AIM ->
Leave the pictures out and retype the lines from the beginning through the line with "const genderValues = [44, 56];", both ends included.

_ _ _ _ _ _ _

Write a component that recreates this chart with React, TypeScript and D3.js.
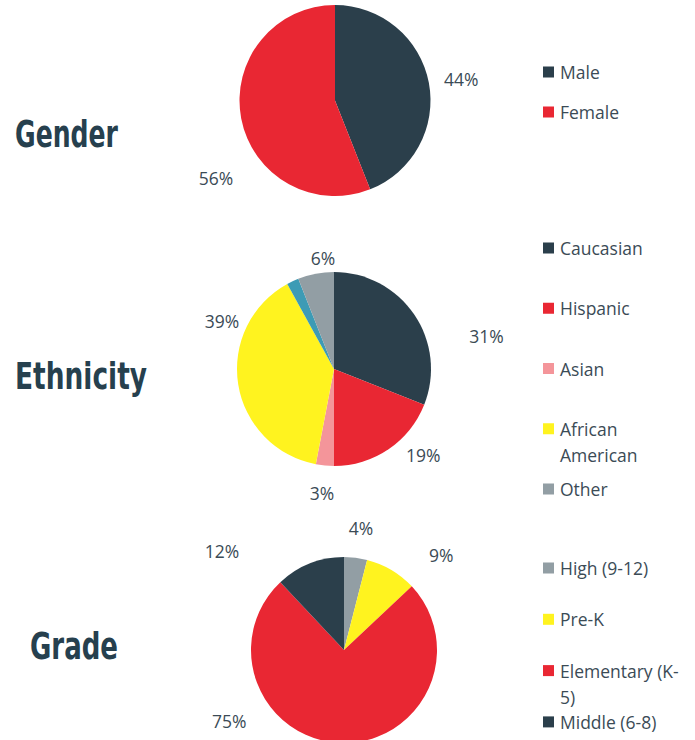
import React from "react";
import * as d3 from "d3";

const genderCategories = ["Male", "Female"];
const genderValues = [44, 56];

const ethnicityCategories = ["Caucasian", "Hispanic", "Asian", "African American", "", "Other"];
const ethnicityValues = [31, 19, 3, 39, 2, 6];

const gradeCategories = ["High (9-12)", "Pre-K", "Elementary (K-5)", "Middle (6-8)"];
const gradeValues = [4, 9, 75, 12];

const genderColors = ["#2b3f4b", "#e92733"];
const ethnicityColors = ["#2b3f4b", "#e92733", "#f4959a", "#fff31f", "#3d9bb5", "#929ea4"];
const gradeColors = ["#929ea4", "#fff31f", "#e92733", "#2b3f4b"];

const legendLines: Record<string, string[]> = {
  "African American": ["African", "American"],
  "Elementary (K-5)": ["Elementary (K-", "5)"],
};

// Data-label placement (best-fit style): polar angle in degrees from 12 o'clock, distance from centre
const genderLabelPolar = [[80.5, 128], [237, 142]];
const ethnicityLabelPolar = [[77.8, 156], [134, 124], [185.5, 125], [293.2, 122], null, [354.3, 111.5]];
const gradeLabelPolar = [[7.9, 123], [45.6, 136], [238.3, 135], [309, 157]];

type ChartCfg = {
  title: string;
  titleX: number;
  titleWidth: number;
  titleY: number;
  categories: string[];
  values: number[];
  colors: string[];
  labelPolar: (number[] | null)[];
  cx: number;
  cy: number;
  r: number;
  legendY0: number;
  legendStep: number;
};

const charts: ChartCfg[] = [
  { title: "Gender", titleX: 15, titleWidth: 103, titleY: 147, categories: genderCategories, values: genderValues, colors: genderColors, labelPolar: genderLabelPolar, cx: 335, cy: 100.5, r: 95.5, legendY0: 72, legendStep: 40 },
  { title: "Ethnicity", titleX: 15, titleWidth: 132, titleY: 389, categories: ethnicityCategories, values: ethnicityValues, colors: ethnicityColors, labelPolar: ethnicityLabelPolar, cx: 334, cy: 369, r: 97, legendY0: 248, legendStep: 60.25 },
  { title: "Grade", titleX: 30, titleWidth: 88, titleY: 659, categories: gradeCategories, values: gradeValues, colors: gradeColors, labelPolar: gradeLabelPolar, cx: 344, cy: 650, r: 93, legendY0: 568, legendStep: 51.3 },
];

const textColor = "#3b4b56";
const font = "'Open Sans', sans-serif";

function PieChart({ cfg }: { cfg: ChartCfg }) {
  const pie = d3.pie<number>().sort(null).value((d) => d)(cfg.values);
  const arc = d3.arc<d3.PieArcDatum<number>>().innerRadius(0).outerRadius(cfg.r);
  const legendItems = cfg.categories
    .map((c, i) => ({ c, i }))
    .filter((d) => d.c !== "");
  return (
    <g>
      <text
        x={cfg.titleX}
        y={cfg.titleY}
        fontFamily="'DejaVu Sans', sans-serif"
        fontWeight={700}
        fontSize={38}
        fill="#26404e"
        textLength={cfg.titleWidth}
        lengthAdjust="spacingAndGlyphs"
      >
        {cfg.title}
      </text>
      <g transform={`translate(${cfg.cx},${cfg.cy})`}>
        {pie.map((p, i) => (
          <path key={i} d={arc(p) || ""} fill={cfg.colors[i]} />
        ))}
        {pie.map((p, i) => {
          const lp = cfg.labelPolar[i];
          if (cfg.categories[i] === "" || !lp) return null;
          const a = (lp[0] * Math.PI) / 180;
          const x = Math.sin(a) * lp[1];
          const y = -Math.cos(a) * lp[1];
          return (
            <text
              key={"l" + i}
              x={x}
              y={y}
              textAnchor="middle"
              dominantBaseline="central"
              fontFamily={font}
              fontSize={17.5}
              fill={textColor}
            >
              {`${cfg.values[i]}%`}
            </text>
          );
        })}
      </g>
      {legendItems.map(({ c, i }, k) => {
        const y = cfg.legendY0 + k * cfg.legendStep;
        const lines = legendLines[c] || [c];
        return (
          <g key={"lg" + i}>
            <rect x={543} y={y - 5.5} width={11} height={11} fill={cfg.colors[i]} />
            {lines.map((ln, j) => (
              <text
                key={j}
                x={560}
                y={y + j * 26}
                dominantBaseline="central"
                fontFamily={font}
                fontSize={17.5}
                fill={textColor}
              >
                {ln}
              </text>
            ))}
          </g>
        );
      })}
    </g>
  );
}

export default function App() {
  return (
    <svg
      width={695}
      height={740}
      style={{ position: "absolute", left: 0, top: 0, display: "block", background: "#fff" }}
    >
      {charts.map((c) => (
        <PieChart key={c.title} cfg={c} />
      ))}
    </svg>
  );
}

_ _ _ _ _ _ _

FULL OUTPUT ->
Write a component that recreates this chart with React, TypeScript and D3.js.
import React from "react";
import * as d3 from "d3";

const genderCategories = ["Male", "Female"];
const genderValues = [44, 56];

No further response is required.